TASK OBJECTIVE »
The lines to extract run from the first line of the material below to the line containing "ax.text((left3[i] + 100)", both included; leave the pictures behind.

SOURCE EXCERPT »
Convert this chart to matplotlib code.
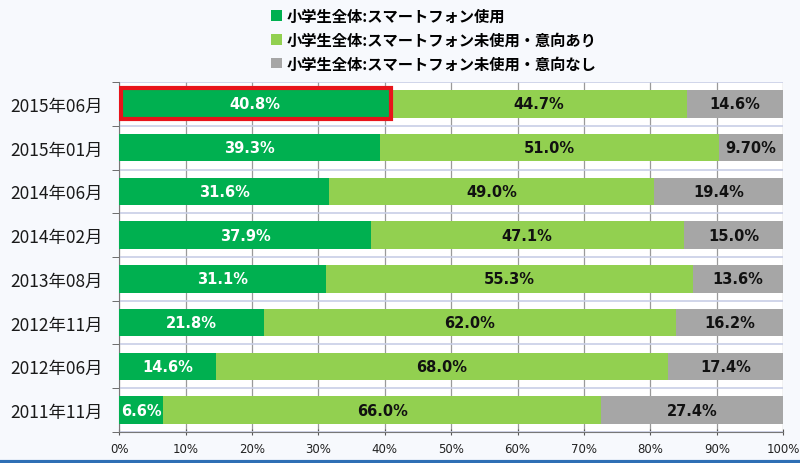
import matplotlib.pyplot as plt
from matplotlib.patches import Patch, Rectangle
from matplotlib.lines import Line2D

plt.rcParams['font.family'] = ['Noto Sans CJK JP', 'DejaVu Sans']

# data, top bar first
dates = ['2015年06月', '2015年01月', '2014年06月', '2014年02月',
         '2013年08月', '2012年11月', '2012年06月', '2011年11月']
use = [40.8, 39.3, 31.6, 37.9, 31.1, 21.8, 14.6, 6.6]
want = [44.7, 51.0, 49.0, 47.1, 55.3, 62.0, 68.0, 66.0]
no_want = [14.6, 9.7, 19.4, 15.0, 13.6, 16.2, 17.4, 27.4]
no_want_labels = ['14.6%', '9.70%', '19.4%', '15.0%', '13.6%', '16.2%', '17.4%', '27.4%']
series_names = ['小学生全体:スマートフォン使用',
                '小学生全体:スマートフォン未使用・意向あり',
                '小学生全体:スマートフォン未使用・意向なし']
colors = ['#00B050', '#92D050', '#A6A6A6']

fig = plt.figure(figsize=(8, 4.64), dpi=100)
fig.patch.set_facecolor('#F7F9FD')
ax = fig.add_axes([0.149, 0.067, 0.830, 0.754])
ax.set_facecolor('white')

y = list(range(len(dates)))
h = 0.63
left2 = [a for a in use]
left3 = [a + b for a, b in zip(use, want)]
ax.barh(y, use, height=h, color=colors[0], zorder=3)
ax.barh(y, want, left=left2, height=h, color=colors[1], zorder=3)
ax.barh(y, no_want, left=left3, height=h, color=colors[2], zorder=3)

lab = dict(ha='center', va='center', fontsize=10.5, fontweight='bold',
           family='DejaVu Sans', zorder=5)
for i in y:
    ax.text(use[i] / 2, i, f'{use[i]:.1f}%', color='white', **lab)
    ax.text(left2[i] + want[i] / 2, i, f'{want[i]:.1f}%', color='#111111', **lab)
    ax.text((left3[i] + 100) / 2, i, no_want_labels[i], color='#111111', **lab)

# red highlight on the latest usage bar
ax.add_patch(Rectangle((0.3, -h / 2 - 0.04), use[0] - 0.1, h + 0.08, fill=False,
                       edgecolor='#E8141B', linewidth=3, zorder=6))

ax.set_xlim(0, 100)
ax.set_ylim(len(dates) - 0.5, -0.5)
ax.set_xticks(range(0, 101, 10))
ax.set_xticklabels([f'{v}%' for v in range(0, 101, 10)], fontsize=8.5,
                   family=['Liberation Sans Narrow', 'DejaVu Sans'], color='#222222')
ax.set_yticks(y)
ax.set_yticklabels(dates, fontsize=12.5, color='#1a1a1a')
ax.tick_params(axis='y', length=0, pad=12)
ax.tick_params(axis='x', length=5, direction='inout', color='#555555', pad=5)
ax.set_yticks([i + 0.5 for i in range(-1, len(dates))], minor=True)
ax.tick_params(axis='y', which='minor', length=5, color='#555555')
ax.grid(axis='x', color='#9a9a9a', linewidth=0.9, zorder=0)
ax.grid(axis='y', which='minor', color='#C8CEE6', linewidth=1.2, zorder=0)
for s in ['top', 'right']:
    ax.spines[s].set_visible(False)
for s in ['left', 'bottom']:
    ax.spines[s].set_color('#777777')

handles = [Patch(facecolor=c, edgecolor='none') for c in colors]
fig.legend(handles, series_names, loc='upper left', bbox_to_anchor=(0.322, 1.01),
           frameon=False, handlelength=0.7, handleheight=0.7,
           handletextpad=0.3, labelspacing=0.5,
           prop={'weight': 'bold', 'size': 11})

fig.add_artist(Line2D([0, 1], [0.003, 0.003], color='#2F6FB5', linewidth=3))

fig.savefig('out.png', dpi=100, facecolor=fig.get_facecolor())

SOLVED PROBLEM »
Convert this chart to matplotlib code.
import matplotlib.pyplot as plt
from matplotlib.patches import Patch, Rectangle
from matplotlib.lines import Line2D

plt.rcParams['font.family'] = ['Noto Sans CJK JP', 'DejaVu Sans']

# data, top bar first
dates = ['2015年06月', '2015年01月', '2014年06月', '2014年02月',
         '2013年08月', '2012年11月', '2012年06月', '2011年11月']
use = [40.8, 39.3, 31.6, 37.9, 31.1, 21.8, 14.6, 6.6]
want = [44.7, 51.0, 49.0, 47.1, 55.3, 62.0, 68.0, 66.0]
no_want = [14.6, 9.7, 19.4, 15.0, 13.6, 16.2, 17.4, 27.4]
no_want_labels = ['14.6%', '9.70%', '19.4%', '15.0%', '13.6%', '16.2%', '17.4%', '27.4%']
series_names = ['小学生全体:スマートフォン使用',
                '小学生全体:スマートフォン未使用・意向あり',
                '小学生全体:スマートフォン未使用・意向なし']
colors = ['#00B050', '#92D050', '#A6A6A6']

fig = plt.figure(figsize=(8, 4.64), dpi=100)
fig.patch.set_facecolor('#F7F9FD')
ax = fig.add_axes([0.149, 0.067, 0.830, 0.754])
ax.set_facecolor('white')

y = list(range(len(dates)))
h = 0.63
left2 = [a for a in use]
left3 = [a + b for a, b in zip(use, want)]
ax.barh(y, use, height=h, color=colors[0], zorder=3)
ax.barh(y, want, left=left2, height=h, color=colors[1], zorder=3)
ax.barh(y, no_want, left=left3, height=h, color=colors[2], zorder=3)

lab = dict(ha='center', va='center', fontsize=10.5, fontweight='bold',
           family='DejaVu Sans', zorder=5)
for i in y:
    ax.text(use[i] / 2, i, f'{use[i]:.1f}%', color='white', **lab)
    ax.text(left2[i] + want[i] / 2, i, f'{want[i]:.1f}%', color='#111111', **lab)
    ax.text((left3[i] + 100) / 2, i, no_want_labels[i], color='#111111', **lab)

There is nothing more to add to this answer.